— Ох, — она закатила глаза, — Вы видели, чем они занимались, когда мы пришли? Ночь на дворе, а они бумажки перебирают. Смех! Да еще с таким видом, словно от этих бумажек зависит будущее человечества. А как они оба побледнели, когда я сказала про покойника? А Рубцов, который чуть с ног меня не сбил, так кинулся проверять, нет ли трупа на территории завода. Нет, что ни говорите, а это болезненная реакция невростеника. А что мне наговорил Тимочка, когда Рубцов вылетел из кабинета! Обвинить меня, а самое главное Мао в том, что мы накликали беду! Это же бред сумасшедшего. Я даже сожалею, что не привела сегодня к нему моего знакомого профессора психологии Панкрата Савельевича Студеного. Уж он бы почерпнул много новых фактов, если, конечно, теперь это его вообще интересует.
— А что с ним случилось?
Марго сделал неопределенный жест в воздухе:
— Да, какая-то темная история. Я посещала его одно время года два назад. Тогда было модно ходить к психоаналитикам. Не могла же я молчать, когда подруги рассказывали о своих сеансах психотерапии. Вот и мне пришлось. Скука, скажу я вам, ужасная. Лежишь на кушетке, несешь всякий вздор про свое детство. Я походила, походила, чтобы было, о чем рассказывать и перестала. Так говорят, Панкрат Савельевич с тех пор бросил кафедру, и даже запил. А недавно моя подруга Изольда, видела его в Александровском саду пьяного, грязного в компании какого-то отребья. Ужас!

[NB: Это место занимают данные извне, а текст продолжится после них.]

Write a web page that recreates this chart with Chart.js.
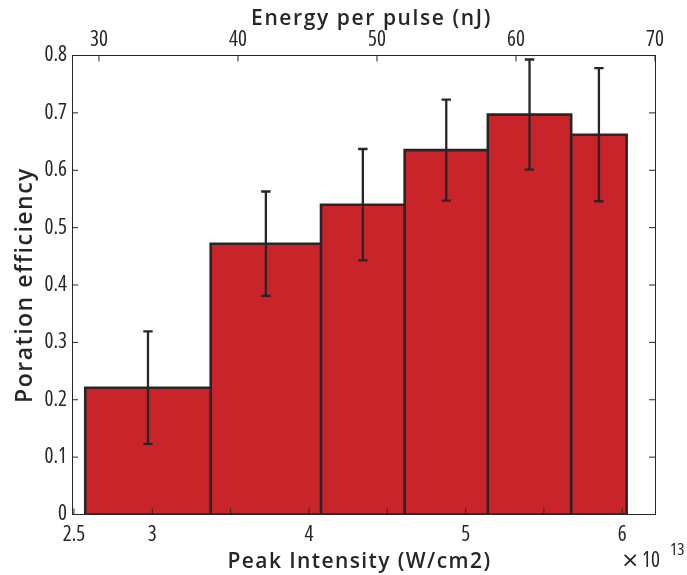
<!DOCTYPE html>
<html>
<head>
<meta charset="utf-8">
<script src="https://cdn.jsdelivr.net/npm/chart.js@4/dist/chart.umd.min.js"></script>
<style>
  html, body { margin: 0; padding: 0; background: #fff; }
  canvas { display: block; }
</style>
</head>
<body>
<canvas id="chart" width="687" height="575"></canvas>
<script>
// bin edges on the intensity axis (x 10^13 W/cm2)
const binEdges = [2.572, 3.373, 4.077, 4.611, 5.142, 5.674, 6.028];
// poration efficiency per bin and its error
const efficiency = [0.221, 0.472, 0.540, 0.635, 0.697, 0.662];
const efficiencyErr = [0.098, 0.091, 0.097, 0.088, 0.096, 0.116];

// axis ticks
const intensityTicks = [2.5, 3, 3.5, 4, 4.5, 5, 5.5, 6];
const intensityLabels = [2.5, 3, 4, 5, 6];
const intensityRange = [2.4875, 6.209];
const energyTicks = [30, 40, 50, 60, 70];
const energyRange = [28.06, 70];
const effTicks = [0, 0.1, 0.2, 0.3, 0.4, 0.5, 0.6, 0.7, 0.8];

const INK = '#262626';
const FAMILY = "'Open Sans', 'Noto Sans', sans-serif";
// weight slot carries the stretch keyword -> condensed face of Open Sans
const tickFont = { family: FAMILY, size: 21, weight: 'condensed' };

// histogram outline: up and down at each edge so the dividers reach the base
const histPoints = [];
for (let i = 0; i < efficiency.length; i++) {
  histPoints.push({ x: binEdges[i], y: 0 });
  histPoints.push({ x: binEdges[i], y: efficiency[i] });
  histPoints.push({ x: binEdges[i + 1], y: efficiency[i] });
  histPoints.push({ x: binEdges[i + 1], y: 0 });
}

// error bars at bin centres, broken apart with null points
const errPoints = [];
for (let i = 0; i < efficiency.length; i++) {
  const c = (binEdges[i] + binEdges[i + 1]) / 2;
  errPoints.push({ x: c, y: efficiency[i] - efficiencyErr[i] });
  errPoints.push({ x: c, y: efficiency[i] + efficiencyErr[i] });
  errPoints.push({ x: c, y: null });
}

const basePoints = [
  { x: binEdges[0], y: 0 },
  { x: binEdges[binEdges.length - 1], y: 0 }
];

const setTicks = (list) => (scale) => { scale.ticks = list.map(v => ({ value: v })); };

// inward tick marks (MATLAB style), axis titles and the exponent note
const decorations = {
  id: 'decorations',
  afterDatasetsDraw(chart) {
    const { ctx, chartArea: a, scales } = chart;
    const len = 6;
    ctx.save();
    ctx.strokeStyle = INK;
    ctx.lineWidth = 1;
    ctx.beginPath();
    scales.x.ticks.forEach(t => {
      const px = scales.x.getPixelForValue(t.value);
      ctx.moveTo(px, a.bottom); ctx.lineTo(px, a.bottom - len);
    });
    scales.xTop.ticks.forEach(t => {
      const px = scales.xTop.getPixelForValue(t.value);
      ctx.moveTo(px, a.top); ctx.lineTo(px, a.top + len);
    });
    scales.y.ticks.forEach(t => {
      const py = scales.y.getPixelForValue(t.value);
      ctx.moveTo(a.left, py); ctx.lineTo(a.left + len, py);
    });
    scales.yRight.ticks.forEach(t => {
      const py = scales.yRight.getPixelForValue(t.value);
      ctx.moveTo(a.right, py); ctx.lineTo(a.right - len, py);
    });
    ctx.stroke();
    ctx.restore();
  },
  afterDraw(chart) {
    const { ctx, chartArea: a } = chart;
    const midX = (a.left + a.right) / 2;
    const midY = (a.top + a.bottom) / 2;
    ctx.save();
    ctx.fillStyle = INK;
    ctx.textBaseline = 'alphabetic';
    ctx.textAlign = 'center';

    ctx.font = "600 21px " + FAMILY;
    ctx.letterSpacing = '1.6px';
    ctx.fillText('Energy per pulse (nJ)', midX + 8, 25);

    ctx.letterSpacing = '1.4px';
    ctx.fillText('Peak Intensity (W/cm2)', midX - 4, 568);

    ctx.save();
    ctx.font = "600 23px " + FAMILY;
    ctx.letterSpacing = '1.5px';
    ctx.translate(32, midY);
    ctx.rotate(-Math.PI / 2);
    ctx.fillText('Poration efficiency', 0, 0);
    ctx.restore();

    ctx.letterSpacing = '0px';
    ctx.textAlign = 'left';
    ctx.font = "22px 'DejaVu Sans', sans-serif";
    ctx.fillText('\u00d7', 621, 567);
    ctx.font = "normal condensed 21px " + FAMILY;
    ctx.fillText('10', 642, 567);
    ctx.font = "normal condensed 17px " + FAMILY;
    ctx.fillText('13', 670, 555);
    ctx.restore();
  }
};

const ctx = document.getElementById('chart').getContext('2d');
new Chart(ctx, {
  type: 'line',
  data: {
    datasets: [
      {
        label: 'Poration efficiency',
        data: histPoints,
        fill: 'origin',
        backgroundColor: '#CA242B',
        borderColor: INK,
        borderWidth: 2.6,
        borderJoinStyle: 'miter',
        pointRadius: 0,
        tension: 0,
        order: 3
      },
      {
        label: 'base',
        data: basePoints,
        fill: false,
        borderColor: INK,
        borderWidth: 2.6,
        pointRadius: 0,
        order: 2
      },
      {
        label: 'error',
        data: errPoints,
        fill: false,
        spanGaps: false,
        borderColor: INK,
        borderWidth: 2.3,
        pointStyle: 'line',
        pointRadius: 4.7,
        pointBorderWidth: 2.3,
        pointBorderColor: INK,
        pointHoverRadius: 4.7,
        order: 1
      }
    ]
  },
  options: {
    responsive: false,
    animation: false,
    events: [],
    layout: { padding: 0 },
    plugins: {
      legend: { display: false },
      tooltip: { enabled: false }
    },
    scales: {
      x: {
        type: 'linear',
        position: 'bottom',
        min: intensityRange[0],
        max: intensityRange[1],
        afterBuildTicks: setTicks(intensityTicks),
        afterFit: (s) => { s.height = 60.5; },
        grid: { display: false, drawTicks: false },
        border: { display: true, color: INK, width: 1 },
        ticks: {
          autoSkip: false,
          maxRotation: 0,
          padding: 8,
          color: INK,
          font: tickFont,
          callback: (v) => intensityLabels.includes(v) ? String(v) : ''
        }
      },
      xTop: {
        type: 'linear',
        position: 'top',
        min: energyRange[0],
        max: energyRange[1],
        afterBuildTicks: setTicks(energyTicks),
        afterFit: (s) => { s.height = 55.5; },
        grid: { display: false, drawTicks: false },
        border: { display: true, color: INK, width: 1 },
        ticks: {
          autoSkip: false,
          maxRotation: 0,
          padding: 3,
          color: INK,
          font: tickFont
        }
      },
      y: {
        type: 'linear',
        position: 'left',
        min: 0,
        max: 0.8,
        afterBuildTicks: setTicks(effTicks),
        afterFit: (s) => { s.width = 72; },
        grid: { display: false, drawTicks: false },
        border: { display: true, color: INK, width: 1 },
        ticks: {
          autoSkip: false,
          padding: 5,
          color: INK,
          font: tickFont
        }
      },
      yRight: {
        type: 'linear',
        position: 'right',
        min: 0,
        max: 0.8,
        afterBuildTicks: setTicks(effTicks),
        afterFit: (s) => { s.width = 32; },
        grid: { display: false, drawTicks: false },
        border: { display: true, color: INK, width: 1 },
        ticks: { display: false }
      }
    }
  },
  plugins: [decorations]
});
</script>
</body>
</html>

Нарышкин подумал, что еще немного и его тоже потянет напиться. Поскольку терпеть такую муку он уже практически не в состоянии. Он с трудом себя контролирует и это приносит ему страшные страдания. И не только душевные. Тело его уже не ныло, а пульсировало острой болью. Особенно в области паха. И так у него все там болело, что, несмотря на стойкое желание неподвластного разуму органа, он уже не был уверен, что сможет это желание осуществить.
Марго тем временем снова оглядела своего дремлющего любимца и, поморщившись, повторила то, с чего начала:
— Нет, все-таки чего-то не хватает.
— Чего именно? — Андрей тоже поморщился, но совсем по другой причине.
— Точно! — она просияла, — Конечно же ошейника! Ну, как мне раньше в голову не пришло!
— Уф… — это было все, что несчастный смог выдавить из себя.
— Послушайте, вам не известно, где в это время можно заказать красивый ошейник со стразами? — она нахмурилась, — Что я говорю, конечно, нет. Мы же не в Париже.
Она покопалась в сумочке и, выудив из нее мобильный телефон, задумалась. Раздумья ее продолжались всего несколько секунд. После чего она откинула крышку телефона, полистала список адресов и, наконец, победоносно улыбнувшись, нажала на кнопку вызова.
— У меня есть прекрасная черта, я всегда храню номера своих знакомых под рукой, — похвасталась она, слушая в трубке длинные гудки, — Мало ли что может произойти.
На другом конце линии ответили.
— Павел Сергеевич, добрый вечер. Как вы поживаете? Что вы говорите, операция? Давно? Сейчас? Но сейчас уже довольно поздно для операции, не находите?
Нарышкин взглянул на часы и ухмыльнулся — для операции было так же поздно, как и для телефонного звонка. Все-таки половина двенадцатого ночи. Конечно, стоит сделать скидку, что жители мегаполиса ложатся в кровать поздно, но тревожить их неожиданными звонками в такое время все-таки не слишком прилично.
Впрочем, Марго об этом явно не задумывалась. Скорее всего, ее не остановило бы и более позднее время, если он вознамерилась узнать интересующую ее информацию.